▶ Data shown

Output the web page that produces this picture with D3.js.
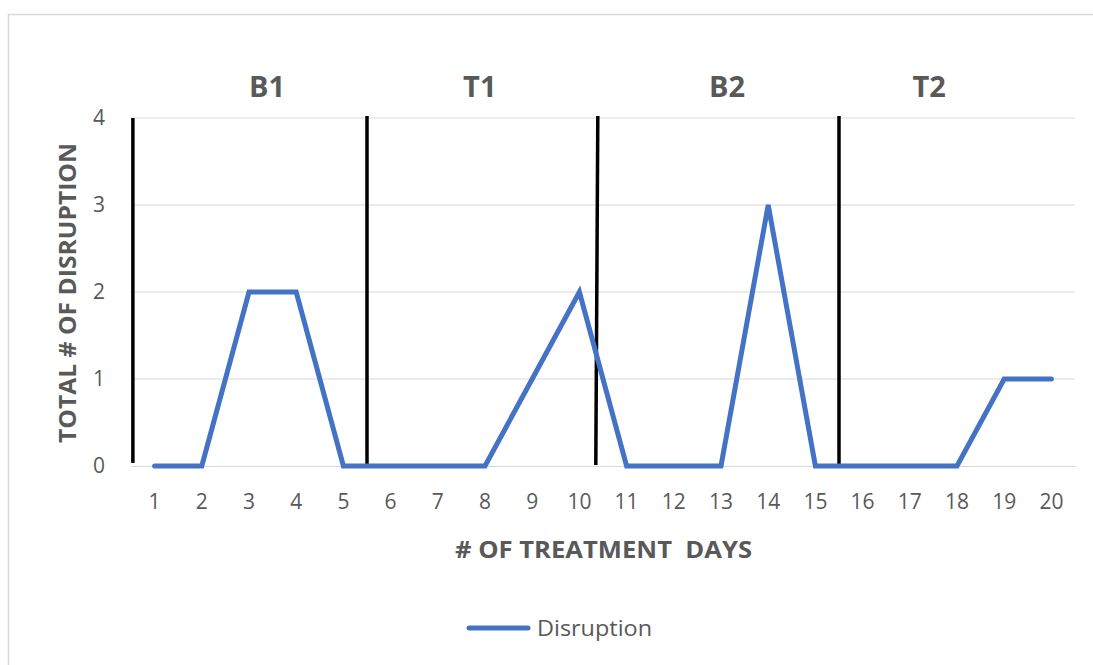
<!DOCTYPE html>
<html><head><meta charset="utf-8">
<script src="https://cdn.jsdelivr.net/npm/d3@7"></script>
<style>body{margin:0;background:#fff;}svg{display:block;font-family:"Open Sans",sans-serif;}</style>
</head><body>
<svg id="c" width="1093" height="665"></svg>
<script>
const days = [1,2,3,4,5,6,7,8,9,10,11,12,13,14,15,16,17,18,19,20];
const disruption = [0,0,2,2,0,0,0,0,1,2,0,0,0,3,0,0,0,0,1,1];
const yTicks = [0,1,2,3,4];
const phases = ["B1","T1","B2","T2"];
const phaseLabelPos = [3.38, 7.89, 13.13, 17.41];
const phaseLinePos = [0.54, 5.5, 10.39, 15.5];

const svg = d3.select("#c");
svg.append("rect").attr("x",8.5).attr("y",14.5).attr("width",1100).attr("height",700)
  .attr("fill","none").attr("stroke","#d9d9d9").attr("stroke-width",1.5);

const L=131,R=1075,T=118,B=466;
const x = d3.scaleBand().domain(days).range([L,R]);
const xl = d3.scaleLinear().domain([0.5,20.5]).range([L,R]);
const y = d3.scaleLinear().domain([0,4]).range([B,T]);

// gridlines
svg.append("g").selectAll("line").data(yTicks.filter(d=>d>0)).join("line")
  .attr("x1",L).attr("x2",R).attr("y1",d=>y(d)).attr("y2",d=>y(d))
  .attr("stroke","#d9d9d9").attr("stroke-width",1);

// x axis
const xa = svg.append("g").attr("transform",`translate(0,${B})`)
  .call(d3.axisBottom(x).tickSize(0).tickPadding(30));
xa.select(".domain").attr("stroke","#d9d9d9");
xa.selectAll("text").attr("fill","#595959").style("font-size","21px").style("font-family","'Open Sans',sans-serif").attr("dy","0.6em");

// y axis
const ya = svg.append("g").attr("transform",`translate(${L},0)`)
  .call(d3.axisLeft(y).tickValues(yTicks).tickFormat(d3.format("d")).tickSize(0).tickPadding(26));
ya.select(".domain").remove();
ya.selectAll("text").attr("fill","#595959").style("font-size","21px").style("font-family","'Open Sans',sans-serif").attr("dy","0.3em");

// phase lines
svg.append("g").selectAll("line").data(phaseLinePos).join("line")
  .attr("x1",d=>xl(d)).attr("x2",(d,i)=>xl(d)-(i===2?2:0))
  .attr("y1",(d,i)=>i===0?118:116).attr("y2",(d,i)=>i===0?463:465)
  .attr("stroke","#000").attr("stroke-width",3.5);

// phase labels
svg.append("g").selectAll("text").data(phases).join("text")
  .attr("x",(d,i)=>xl(phaseLabelPos[i]))
  .attr("y",97)
  .attr("text-anchor","middle").attr("fill","#595959")
  .style("font-size","29px").style("font-weight","bold").text(d=>d);

// line
const line = d3.line().x((d,i)=>x(days[i])+x.bandwidth()/2).y(d=>y(d));
svg.append("path").datum(disruption).attr("d",line)
  .attr("fill","none").attr("stroke","#4472C4").attr("stroke-width",5).attr("stroke-linejoin","miter").attr("stroke-linecap","round");

// axis titles
svg.append("text").attr("x",603.5).attr("y",558).attr("text-anchor","middle")
  .attr("fill","#595959").style("font-size","23px").style("font-weight","bold")
  .attr("textLength",297).attr("lengthAdjust","spacingAndGlyphs")
  .attr("xml:space","preserve").text("# OF TREATMENT  DAYS");
svg.append("text").attr("transform","translate(76,293) rotate(-90)").attr("text-anchor","middle")
  .attr("fill","#595959").style("font-size","23px").style("font-weight","bold")
  .attr("textLength",300).attr("lengthAdjust","spacingAndGlyphs")
  .text("TOTAL # OF DISRUPTION");

// legend
svg.append("line").attr("x1",469).attr("x2",528).attr("y1",628).attr("y2",628)
  .attr("stroke","#4472C4").attr("stroke-width",5).attr("stroke-linecap","round");
svg.append("text").attr("x",537).attr("y",636).attr("fill","#595959").style("font-size","22px")
  .attr("textLength",115).attr("lengthAdjust","spacingAndGlyphs").text("Disruption");
</script>
</body></html>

▶ What you need to do
Go from the first line of the data above to the line containing "const y = d3.scaleLinear().domain([0,4]).range([B,T]);" and retype exactly those lines, both included, but none of the pictures.

▶ Expected answer
Output the web page that produces this picture with D3.js.
<!DOCTYPE html>
<html><head><meta charset="utf-8">
<script src="https://cdn.jsdelivr.net/npm/d3@7"></script>
<style>body{margin:0;background:#fff;}svg{display:block;font-family:"Open Sans",sans-serif;}</style>
</head><body>
<svg id="c" width="1093" height="665"></svg>
<script>
const days = [1,2,3,4,5,6,7,8,9,10,11,12,13,14,15,16,17,18,19,20];
const disruption = [0,0,2,2,0,0,0,0,1,2,0,0,0,3,0,0,0,0,1,1];
const yTicks = [0,1,2,3,4];
const phases = ["B1","T1","B2","T2"];
const phaseLabelPos = [3.38, 7.89, 13.13, 17.41];
const phaseLinePos = [0.54, 5.5, 10.39, 15.5];

const svg = d3.select("#c");
svg.append("rect").attr("x",8.5).attr("y",14.5).attr("width",1100).attr("height",700)
  .attr("fill","none").attr("stroke","#d9d9d9").attr("stroke-width",1.5);

const L=131,R=1075,T=118,B=466;
const x = d3.scaleBand().domain(days).range([L,R]);
const xl = d3.scaleLinear().domain([0.5,20.5]).range([L,R]);
const y = d3.scaleLinear().domain([0,4]).range([B,T]);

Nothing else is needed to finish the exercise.